There is a familiar shape here. Kenya has spent the last decade trying to renegotiate its way out of legacy Power Purchase Agreements with Independent Power Producers, where Kenya Power agreed to pay for contracted electricity whether or not it was consumed. Those take-or-pay clauses have been blamed for keeping electricity tariffs high, and the Ruto administration came to power partly on the promise of cleaning them up. A new multi-year commitment with similar economic logic, signed in dollars, to a Microsoft-G42 vehicle, was always going to be a hard sell inside government. This particular comparison is ours, not Bloomberg’s. But it explains why the request landed where it did.
What this says about the public framing
Ruto’s “we’d need to shut off power for half the country” line, delivered in Nairobi this week, was technically accurate at full 1 GW build. It was also a cleaner thing to say in public than the truth that emerged today. Power capacity is a story Kenyans understand.

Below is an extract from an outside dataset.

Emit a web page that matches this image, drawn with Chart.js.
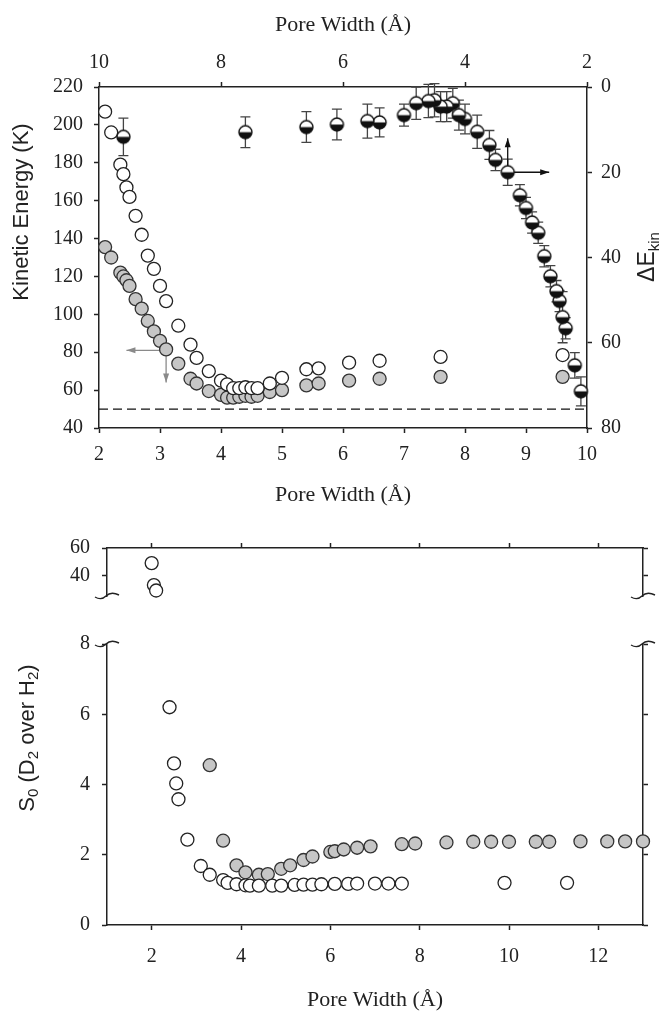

A bilateral negotiation that broke down over a multi-year payment guarantee to a foreign cloud venture is harder to explain in a single sentence. It is also harder to explain right now, because Kenya is currently negotiating a new IMF programme after the previous one ended in April 2025, and the IMF has recently pushed Kenya to classify more government commitments as debt. A new dollar-denominated capacity guarantee to a Microsoft-G42 vehicle would have walked straight into that scrutiny.
The official line so far has been that nothing is wrong. On Saturday, a day before today’s Bloomberg report, Special Tech Envoy Philip Thigo pushed back on coverage that described the project as suspended, saying the President’s remarks had been misinterpreted and that the project remains a flagship initiative. Thigo’s statement focused on energy. It did not mention financing.
What to actually watch
Whether the deal is dead or paused depends on which version of “broke down” you believe. Negotiations break down all the time and get restarted in different shapes. A smaller phase-one commitment, routed through KenGen or a state-backed cloud entity rather than directly through Treasury, would be politically easier and fiscally smaller. If KenGen, a state-owned utility, signed the capacity commitment instead of Treasury, the obligation would sit on KenGen’s balance sheet rather than the national one. That removes the optics of a direct sovereign guarantee, even though the government still ultimately stands behind KenGen.
Meanwhile, the workloads keep moving. Oracle’s Nairobi cloud region went live on iX Africa earlier this year, anchored to a 4.5 MW carrier-neutral facility that doesn’t ask the government to underwrite anything. Carrier-neutral means iX Africa sells capacity to multiple cloud providers and enterprises rather than committing the whole facility to one anchor tenant. That spreads commercial risk across many customers instead of placing it on a single host government. Africa Data Centres is expanding on the same model. EcoCloud Olkaria is still on track at a much more realistic 60 MW.
Today’s reporting tells us the original framing of this story was incomplete. The grid genuinely cannot support a 1 GW facility. That part is true and worth understanding. But the deal also failed because Microsoft wanted Kenya to take on a long-term financial obligation that the government, given its current fiscal position and its political history with similar guarantees, was not in a position to take on. Both things were happening at the same time. The energy explanation became the public one because it is the easier one to communicate, and because power infrastructure is something the government can credibly promise to expand. A capacity-payment guarantee is harder to revisit because the disagreement is not about whether Kenya can build something. It is about whether Kenya can sign something. Until that question gets answered, even a smaller version of this project will be difficult to revive.